On this page you will find detailed
information on the connection of regular expressions with "AND" and "OR"
operators. With regular expressions you can define conditions
for routing. Read more about this solution on this page.
So with regular expressions you can define match patterns as
conditions for message
routing. These patterns can be connected
with logical "OR" or "AND". If the pattern is matched then the message
will be sent out to the destination on the
defined route. Please check our examples on this page.
For example, a regular expression is provided as a condition to the
recipient telephone numbers beginning with "310" or "311" in the following way:
If you enter /^(310|311).*/ in the Condition 2 line, then
if the phone number of the recipient matches the directives of this condition;
so if the phone number of the recipient starts with "310"
or "311" (and "310" or "311" can be followed by any digit) the outgoing
SMS messages will be sent out using the SMPP connection. In this way,
this rule will be met in case of phone numbers: "3101234" and "3112345"
but it is not matched in case of "06303101234" phone number.

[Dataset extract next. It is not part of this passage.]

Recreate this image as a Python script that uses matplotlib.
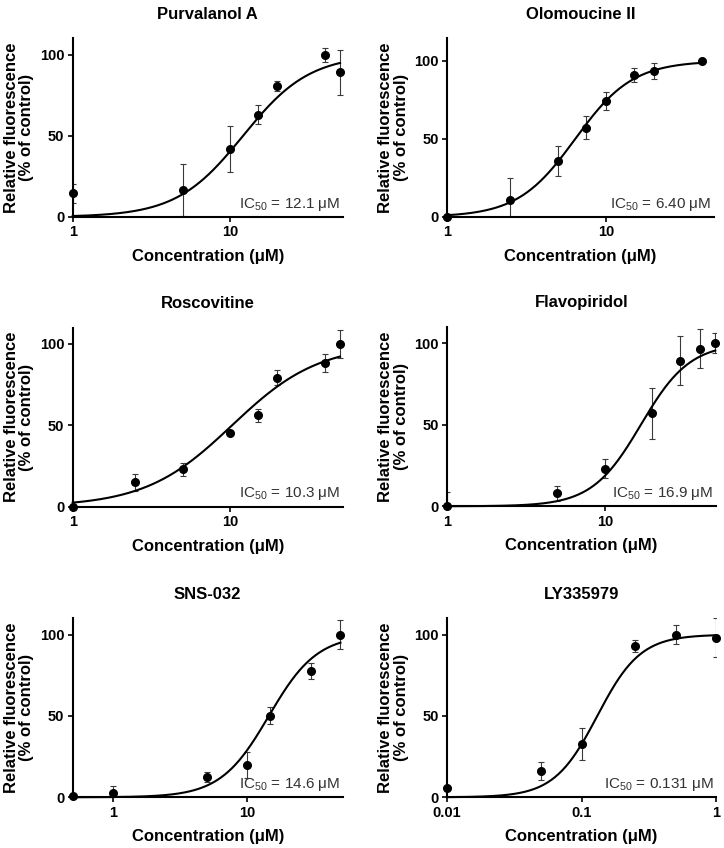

If you use international telephone number format (starts with
"+"), you can use the following regular expression: /^[+]*(310|311).*/
Among regular expressions, by default there is an "AND"
connection. Therefore, the provided values are connected by "AND" connection.
If you provide a regular expression as a condition, there will be an
"AND" connection among its elements.
For example, if the text of the outgoing message starts with "John" and ends with "Smith",
then messages will be sent out through the installed GSM modem.
This condition will be matched both in case of the message of "John Smith"
and "John Edward Smith". But if the text of the message is "Smith
John" then this condition will not be met (Figure 2).